This is positive news for the industry since most lenders are opting to keep the non-QM loans on their books, hoping that the demand from investors will come.
Currently, there is $50 billion estimated in non-QM volume origination a year, which should create a significant net demand for private label mortgage-backed securities and whole loans, according to Ying Shen and Richard Mele, research analysts with Deutsche Bank (DB).
But as of yet, Redwood Trust is one of the few companies to add non-QM loans into its securitizations.
This is the plan that Redwood will follow until there is more meaningful reform of the government-sponsored enterprises, Fannie Mae and Freddie Mac.
The executives indicated that the model of private investors taking the first-loss credit risk ahead of an implicit government guarantee is likely to replace the GSEs. They indicated that they would like to be a major player in the former portion of that reform.
In its second quarter 2014 Redwood Review, the company said, “We continued to make progress on non-QM loans and conforming loan risk-sharing during the second quarter of 2014.”
Redwood included a small number of non-QM loans in its July Sequoia securitization and was satisfied with the execution and investor reception.
As a result, in early August it expanded the menu of jumbo loan products it acquires to include non-QM loans with characteristics similar to those of jumbo loans it has historically acquired prior to the implementation of the QM rule in early 2014.

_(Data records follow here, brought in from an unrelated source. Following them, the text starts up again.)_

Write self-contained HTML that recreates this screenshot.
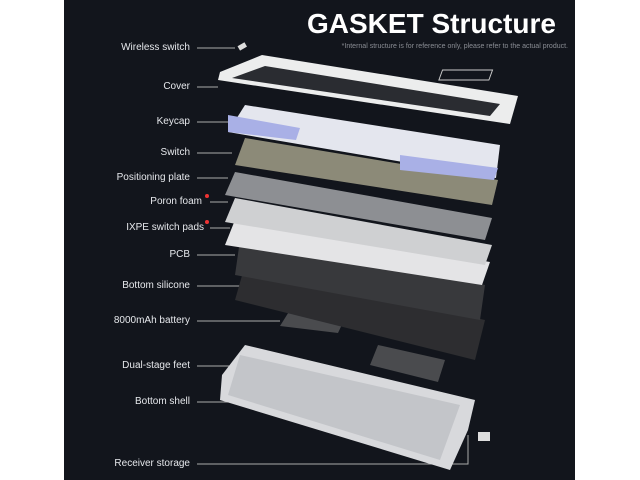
<!DOCTYPE html>
<html><head><style>
body{margin:0;width:640px;height:480px;background:#fff;overflow:hidden;font-family:"Liberation Sans",sans-serif}
.bg{position:absolute;left:64px;top:0;width:511px;height:480px;background:#12151c}
.l{position:absolute;right:450px;color:#e6e8ec;font-size:10px;white-space:nowrap}
</style></head><body>
<div class="bg"></div>
<svg width="640" height="480" style="position:absolute;left:0;top:0">
<g stroke="#aaa" stroke-width="1">
<line x1="197" y1="48" x2="235" y2="48"/><line x1="197" y1="87" x2="218" y2="87"/>
<line x1="197" y1="122" x2="230" y2="122"/><line x1="197" y1="153" x2="232" y2="153"/>
<line x1="197" y1="178" x2="228" y2="178"/><line x1="210" y1="202" x2="228" y2="202"/>
<line x1="210" y1="228" x2="230" y2="228"/><line x1="197" y1="255" x2="235" y2="255"/>
<line x1="197" y1="286" x2="240" y2="286"/><line x1="197" y1="321" x2="280" y2="321"/>
<line x1="197" y1="366" x2="238" y2="366"/><line x1="197" y1="402" x2="230" y2="402"/>
<polyline fill="none" points="197,464 468,464 468,435"/>
</g>
<circle cx="207" cy="196" r="2" fill="#e33"/><circle cx="207" cy="222" r="2" fill="#e33"/>
<rect x="440" y="70" width="50" height="10" fill="none" stroke="#ccc" transform="skewX(-20) translate(28,0)"/>
<polygon points="245,345 475,400 468,430 450,470 220,400 222,375" fill="#d8d9dc"/>
<polygon points="240,355 460,405 440,460 228,395" fill="#c3c5c9"/>
<polygon points="290,310 345,318 338,333 280,326" fill="#4a4b4e"/>
<polygon points="378,345 445,360 438,382 370,365" fill="#4a4b4e"/>
<polygon points="245,265 485,320 475,360 235,300" fill="#2d2d30"/>
<polygon points="240,240 485,285 480,320 235,275" fill="#38393c"/>
<polygon points="235,220 490,262 482,285 225,245" fill="#e4e4e6"/>
<polygon points="235,198 492,245 485,265 225,222" fill="#cfd0d2"/>
<polygon points="235,172 492,218 485,240 225,195" fill="#8d8f93"/>
<polygon points="245,138 498,180 492,205 235,165" fill="#8c8a78"/>
<polygon points="245,105 500,145 496,178 228,132" fill="#e4e6ee"/>
<polygon points="228,115 300,128 296,140 228,132" fill="#a9b0e6"/>
<polygon points="400,155 498,168 494,180 400,170" fill="#a9b0e6"/>
<polygon points="262,55 518,96 510,124 218,80 220,72" fill="#eceded"/>
<polygon points="265,66 500,104 490,116 232,78" fill="#2a2c31"/>
<rect x="238" y="44" width="8" height="5" fill="#ddd" transform="rotate(-30 242 46)"/>
<rect x="478" y="432" width="12" height="9" fill="#ddd"/>
</svg>
<div style="position:absolute;left:307px;top:8px;color:#fff;font-weight:bold;font-size:28px;white-space:nowrap">GASKET Structure</div>
<div style="position:absolute;right:72px;top:43px;color:#8a8d94;font-size:7px;white-space:nowrap">*Internal structure is for reference only, please refer to the actual product.</div>
<div class="l" style="top:42px">Wireless switch</div>
<div class="l" style="top:81px">Cover</div>
<div class="l" style="top:116px">Keycap</div>
<div class="l" style="top:147px">Switch</div>
<div class="l" style="top:172px">Positioning plate</div>
<div class="l" style="top:196px;right:438px">Poron foam</div>
<div class="l" style="top:222px;right:436px">IXPE switch pads</div>
<div class="l" style="top:249px">PCB</div>
<div class="l" style="top:280px">Bottom silicone</div>
<div class="l" style="top:315px">8000mAh battery</div>
<div class="l" style="top:360px">Dual-stage feet</div>
<div class="l" style="top:396px">Bottom shell</div>
<div class="l" style="top:458px">Receiver storage</div>
</body></html>
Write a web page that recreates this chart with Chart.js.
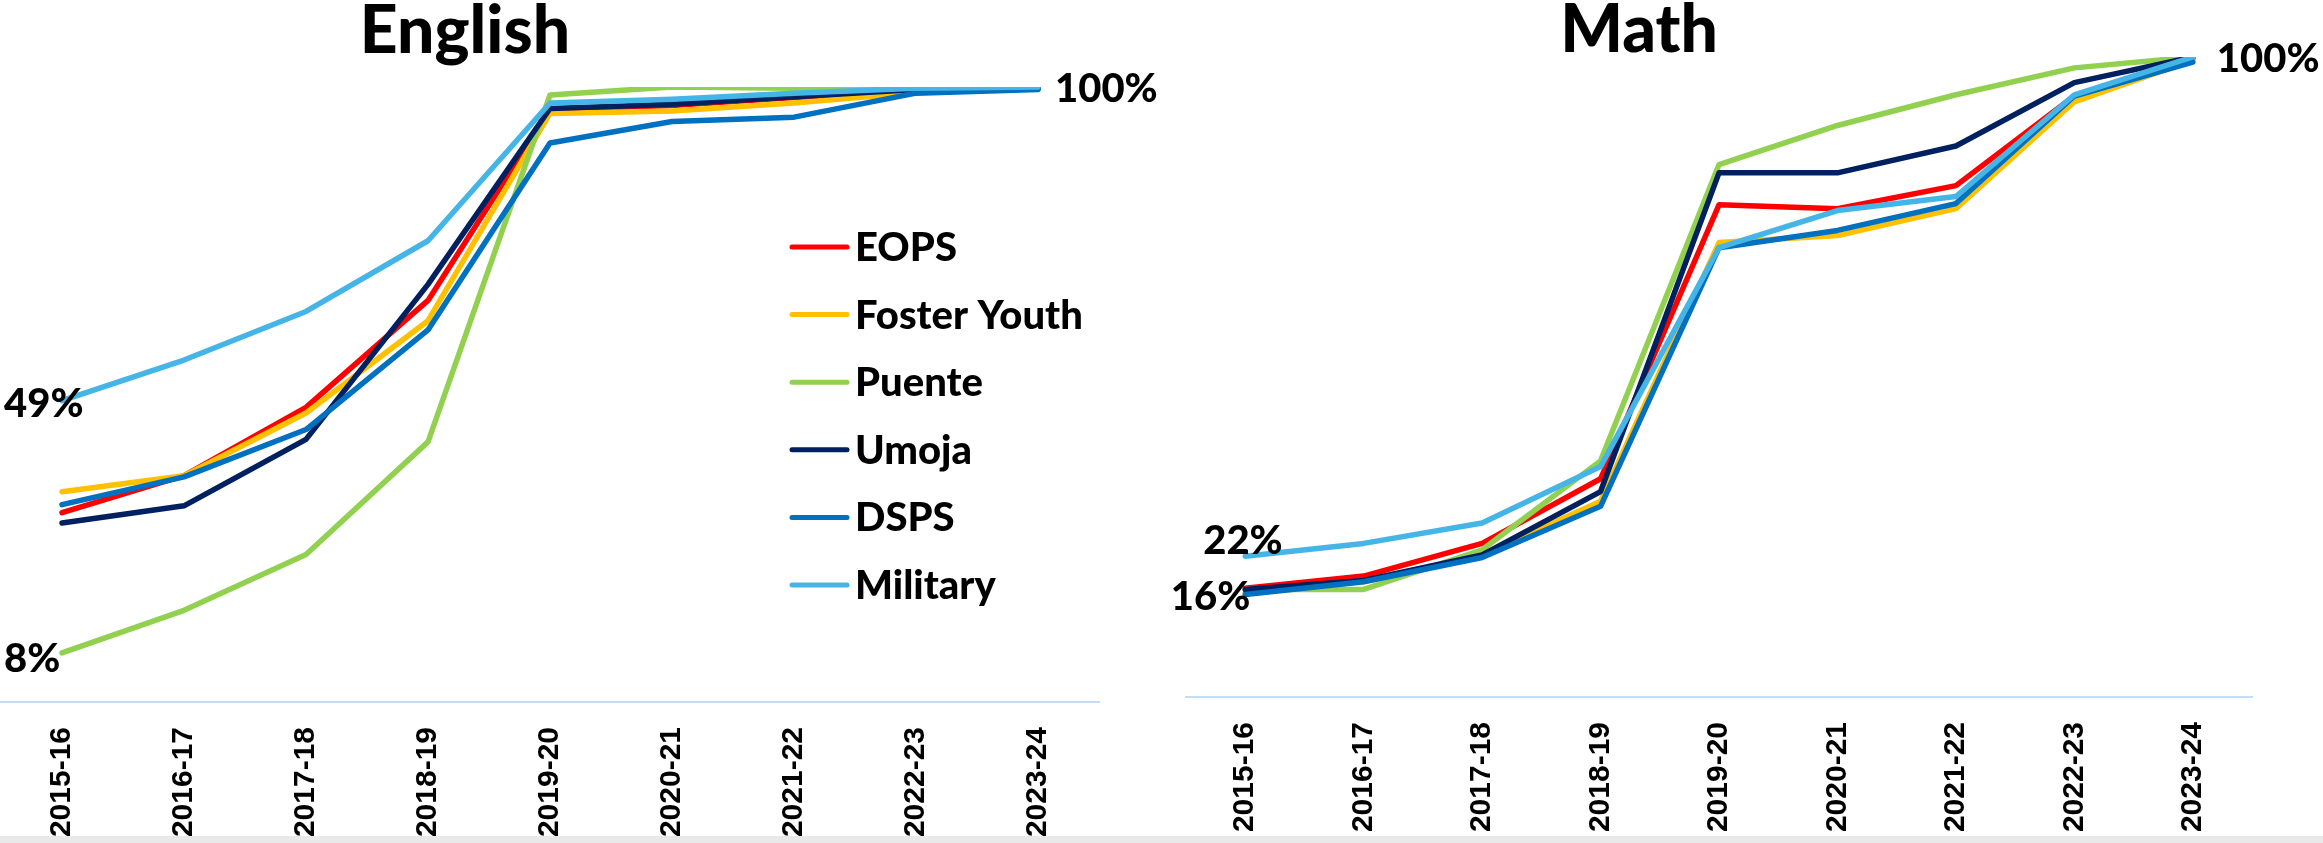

“We have widened our credit box for jumbo mortgages to include loans with DTIs up to 50% and we intend to buy and securitize such loans, similar to what we did prior to the implementation of the QM rule. We included three such loans in our most recent securitization and we expect to include more in the future,” Mike McMahon, managing director with Redwood Trust, said.
Redwood Trust reported a second-quarter net income Thursday of $16 million, or $0.18 per share, compared to a net income of $12 million, or $0.14 per share, for the first quarter 2014, and $66 million, or $0.71 per share, for the second quarter of 2013.
“Private-label securitization activity remained subdued during the second quarter of 2014, but showed signs of improvement. Our recent July Sequoia securitization was met with strong investor interest and the triple-A rated securities priced at spreads that were tighter than our April 2014 securitization,” the review said.
“When we consider the profitability, franchise value, and ability to create investments for our investment portfolio, Sequoia securitization execution is becoming more competitive with whole loan sales, which significantly outpaced securitization activity in the first quarter of 2014,” it continued.
"In the new regulatory climate, we are seeing that a certain segment of financially sound borrowers is having difficulty finding loan products that suit their needs,” RPM's founder and CEO, Rob Hirt, said.
“To support these homeowners and borrowers in our communities, RPM has created programs that will help them secure a loan that meets their financial requirements without being penalized with an exorbitant interest rate," Hirt said.